The research also showed that Christmas is one of the times of year that people find it hard to be single. But that’s just because of the way Christmas is built up and portrayed in advertising as being all about snuggling up to one’s partner. It’s a complete con job.
Every year, the media features articles about domestic violence being on the upsurge during the festive season. It’s a time of pressure, pressure to be perfect and pressure to spend money you don’t have. No wonder it can result in rows and in some tragic cases, violence.
Living ‘happily ever after,’ is a myth. It was created about 400 years ago when lifespan was less than forty and people had few choices in life. Now, we have plenty of choice. People can have several meaningful romantic relationships and a number of marriages — if they’re that optimistic.

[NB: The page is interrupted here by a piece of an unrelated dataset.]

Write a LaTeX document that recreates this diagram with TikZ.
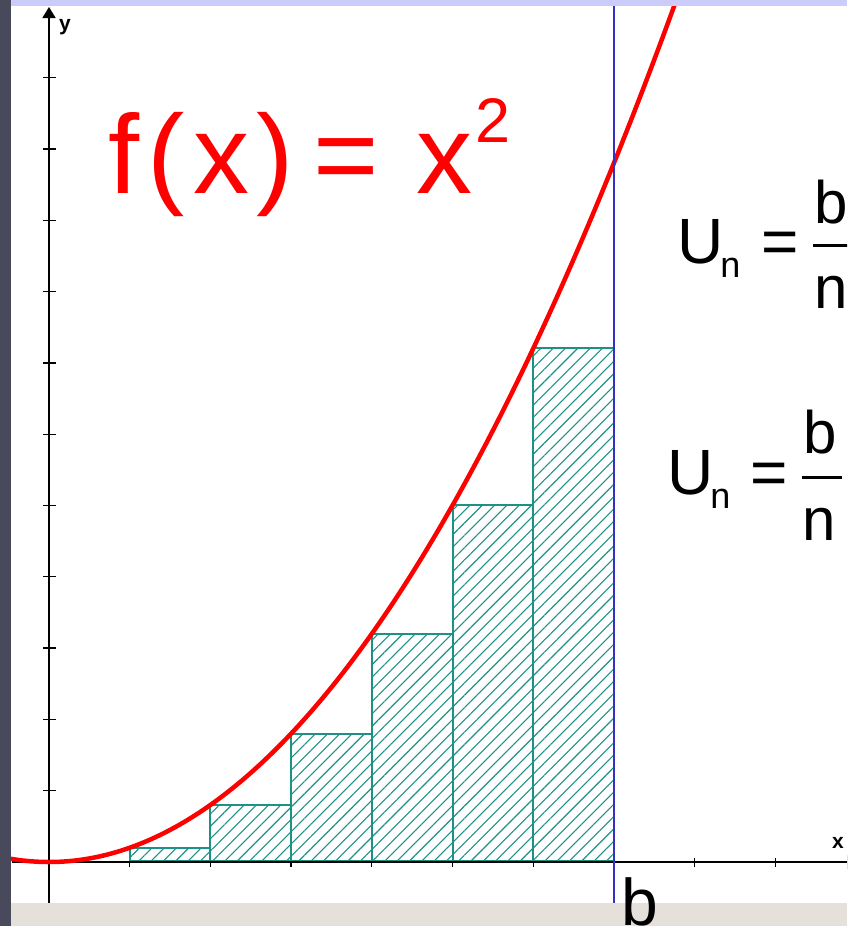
\documentclass[tikz,border=0pt]{standalone}
\usepackage{fontspec}
\setmainfont{Liberation Sans}
\usetikzlibrary{arrows.meta,patterns.meta}
\definecolor{stripdark}{RGB}{72,74,92}
\definecolor{stripblue}{RGB}{204,204,250}
\definecolor{stripbeige}{RGB}{230,224,218}
\definecolor{hatchteal}{RGB}{30,145,135}
\definecolor{bline}{RGB}{50,50,200}
\begin{document}
\begin{tikzpicture}[x=1pt,y=-1pt,
  axis/.style={line width=1.8pt,black},
  tickmark/.style={line width=1.3pt,black},
  barrect/.style={draw=hatchteal,line width=2pt,pattern={Lines[angle=45,distance=8.7pt,line width=1.1pt]},pattern color=hatchteal},
  curve/.style={red,line width=4.5pt},
  bmark/.style={bline,line width=1.8pt},
  fracbar/.style={black,line width=3pt},
  txt/.style={inner sep=0pt,anchor=base west},
  big/.style={txt,font=\fontsize{64}{64}\selectfont},
  frac/.style={txt,font=\fontsize{60}{60}\selectfont},
  axlabel/.style={txt,font=\fontsize{21}{21}\selectfont\bfseries}]
\useasboundingbox (0,0) rectangle (847,926);
\clip (0,0) rectangle (847,926);
\fill[white] (0,0) rectangle (847,926);
% ticks
\foreach \m in {1,...,11} {\draw[tickmark] (43,{862-71.3*\m}) -- (56,{862-71.3*\m});}
\foreach \k in {1,...,9} {\draw[tickmark] ({49+80.71*\k},858) -- ({49+80.71*\k},867);}
% rectangles (lower sum)
\foreach \i in {1,...,6} {
  \pgfmathsetmacro\L{49+80.71*\i}
  \pgfmathsetmacro\R{49+80.71*(\i+1)}
  \pgfmathsetmacro\T{862-14.265*\i*\i}
  \draw[barrect] (\L,861) rectangle (\R,\T);
}
% axes
\coordinate (yb) at (49,903);
\coordinate (yt) at (49,7);
\coordinate (xl) at (12,862);
\coordinate (xr) at (858,862);
\draw[axis,-{Triangle[length=11pt,width=13pt]}] (yb) -- (yt);
\draw[axis,-{Triangle[length=11pt,width=13pt]}] (xl) -- (xr);
\node[axlabel] (ylab) at (59,30) {y};
\node[axlabel] (xlab) at (832,848) {x};
% curve
\draw[curve] plot[domain=10:680,samples=160,smooth] (\x,{862-(0.046797*(\x-49))^2});
% b line
\coordinate (bt) at (614,6);
\coordinate (bb) at (614,903);
\draw[bmark] (bt) -- (bb);
% formula
\node[txt,red,font=\fontsize{112}{112}\selectfont] (fx) at (108,193)
  {f\hspace{8pt}(\hspace{9pt}x\hspace{7pt})\hspace{20pt}=\hspace{37pt}x\hspace{3pt}\raisebox{51pt}{\fontsize{63}{63}\selectfont 2}};
% first U_n
\node[big] (un1) at (677,263) {U\hspace{-3pt}\raisebox{-14pt}{\fontsize{36}{36}\selectfont n}};
\node[big] (eq1) at (761,263) {=};
\node[frac] (b1) at (814,223) {b};
\node[frac] (n1) at (814,308) {n};
\coordinate (bar1l) at (813,245.7);
\coordinate (bar1r) at (860,245.7);
\draw[fracbar] (bar1l) -- (bar1r);
% second U_n
\node[big] (un2) at (667,494) {U\hspace{-3pt}\raisebox{-14pt}{\fontsize{36}{36}\selectfont n}};
\node[big] (eq2) at (750,494) {=};
\node[frac] (b2) at (803,453) {b};
\node[frac] (n2) at (802,540) {n};
\coordinate (bar2l) at (802,477);
\coordinate (bar2r) at (842,477);
\draw[fracbar] (bar2l) -- (bar2r);
% frame strips
\fill[stripblue] (11,0) rectangle (847,6);
\fill[stripbeige] (11,903) rectangle (847,926);
\fill[stripdark] (0,0) rectangle (11,926);
\node[txt,font=\fontsize{66}{66}\selectfont] (blab) at (621,925) {b};
\end{tikzpicture}
\end{document}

When it comes to love, many people are suckers. The Lloyds Bank survey found that just under half of all singles aren’t content. They want to be in a relationship. Oh yeah? Lots of heartache generally follows and you don’t get to eat all the caramel sweets from the tin of Cadbury’s Roses. It’s a no-brainer, really. Unless you’re lucky enough to have a harmonious relationship, you’re setting yourself up for much strife in the land of coupledom.
No man is an island, granted. But there’s a lot to be said for navigating life with friends, family and your own company as opposed to constant compromising for one’s partner. Let 2020 be the year of conscious singledom!